Mi camino me llevó al otro lado de la autopista, rozando naves y regatos asquerosos –nunca vi ríos mas contaminados que los que crucé en Navarra– y metiéndome por subterráneos de carreteras y de la autopista otra vez. Y por momentos lamenté no haber aplicado el razonamiento de los otros dos, que el pequeño llamó sentido común, pues imaginé que ya deberían de estar en Logroño, pero a la vez razonaba que aplicando ese sentido común, esta mañana hubiera cogido un autobús de Alsa pues con él habría acortado decididamente el viaje, en tiempo y esfuerzo. Pero andamos a lo que andamos, me decía yo al momento.
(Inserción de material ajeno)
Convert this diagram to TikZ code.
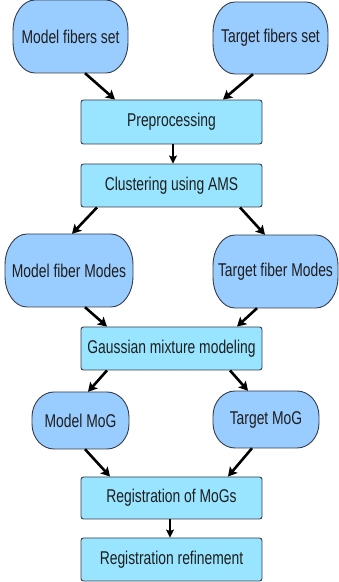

Fue cuando subía una cuesta de cemento, que pintaron de rojo para simular que era tartán, ese material del que están hechas las pistas de atletismo, cuando oí unas voces que mi falta de audífono impedía saber de donde venían. Busqué alrededor y a mi espalda aparecieron el del sentido común y su lacayo, pero cien metros mas abajo. Me sentí mejor y llegados a lo alto los dejé pasar. Pero ni me saludaron. Ni siquiera “Buen camino” que ya he aprendido a decir y apreciar.
Entrando en Logroño, cruzando el paso de peatones que hay a la altura del cementerio, me encontré a Luigi tirado en el suelo y al brasileiro que me había reorientado a la entrada de Viana. Había salido de Torres a las seis y media de la mañana. Estaba muy oscuro, me dijo. No se veía nada, añadió. Compartí con ellos algunas almendras y nos despedimos. El brasileño tenía pensado caminar trece kilómetros más y el italiano se quedaba esperando a unos amigos. Además, quería ir hasta Correos, que se había quedado sin dinero. Y yo todavía tenía que buscar donde dormir. Pasaban unos minutos de las doce. Habíamos caminado 20 km.